Buying the Small Town: Part 1: Small, Slow

When people talk about “the Housing Market,” it’s like talking about America – there’s a lot of diversity that is difficult to tie up into a neat little package. Every market is different, and part of being a successful home buyer or seller is figuring out the specifics of your market and using them to your best advantage. Pittsburgh, Pennsylvania was ranked one of the best 2012 housing markets.

Buyers in small markets, from the stereotypical small town to the wide-open rural to other areas with fewer homes and little movement, have a unique set of challenges.

Small markets are typically slow. This is because small areas don’t have a lot of motion in the housing market: not a lot of people moving in, and a greater tendency to stay put. This means that when people do move out, those homes can sit on the market for a long time waiting for someone to come in to claim them. With a greater tendency for people to leave small areas for bigger ones, it can be quite common to have more people moving out or on than there are next-generation homebuyers to replace them as homeowners. In these small, slow markets, sellers don’t see a lot of traffic; homes can sit on the market for a very long time unoccupied.

This means that even though buyers don’t have a lot of options, they do have the luxury of time and the power of price. Time allows buyers to really shop around and consider all the available options with far less danger of losing an opportunity to another buyer. With little competition, buyers can negotiate prices based on the weakness of a small, slow market, getting nicer homes, bigger lots, or better concessions than other markets might offer. The longer a property has been sitting on the market, the more reasonable the price is likely to be. Sitting unoccupied, though, also leaves a property more open to damage and disrepair.

Despite the lack of competition, having limited options does mean that buyers have to have some flexibility. They might have to consider many nearby areas, such as neighboring small towns, or consider more rural settings. They might have to wait out a short sale or foreclosure, or simply wait for a suitable home to come available.

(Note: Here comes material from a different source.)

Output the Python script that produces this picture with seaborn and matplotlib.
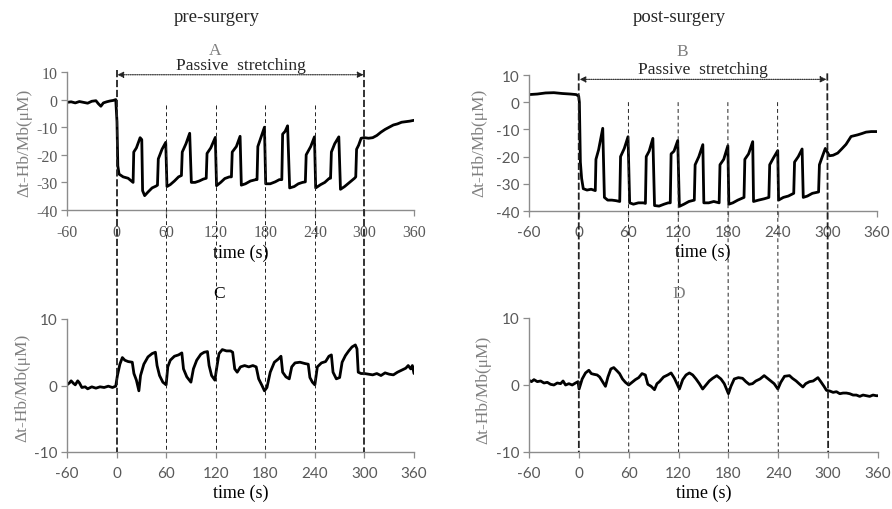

Buyers might also find that existing homes just don’t suit their needs. This requires buyers to look for homes with ‘potential’ for upgrades, renovations, or additions, or look for land to build their own custom home. While building a home in a small slow market usually means that land is cheap, it doesn’t mean that building is cheap. Areas with little current construction don’t often have the resources and personnel for new construction, meaning that contractors have to commute in from larger areas and ship in their supplies – all of which adds up construction costs.

Other options also include pre-fabricated or manufactured homes, which can be ‘built’ on a lot very quickly for less than new frame construction.  Temporary residences (such as rentals, RVs, trailers, even tents!) are also an option for a quick housing solution while waiting for an existing house to come on the market or a new one to be built.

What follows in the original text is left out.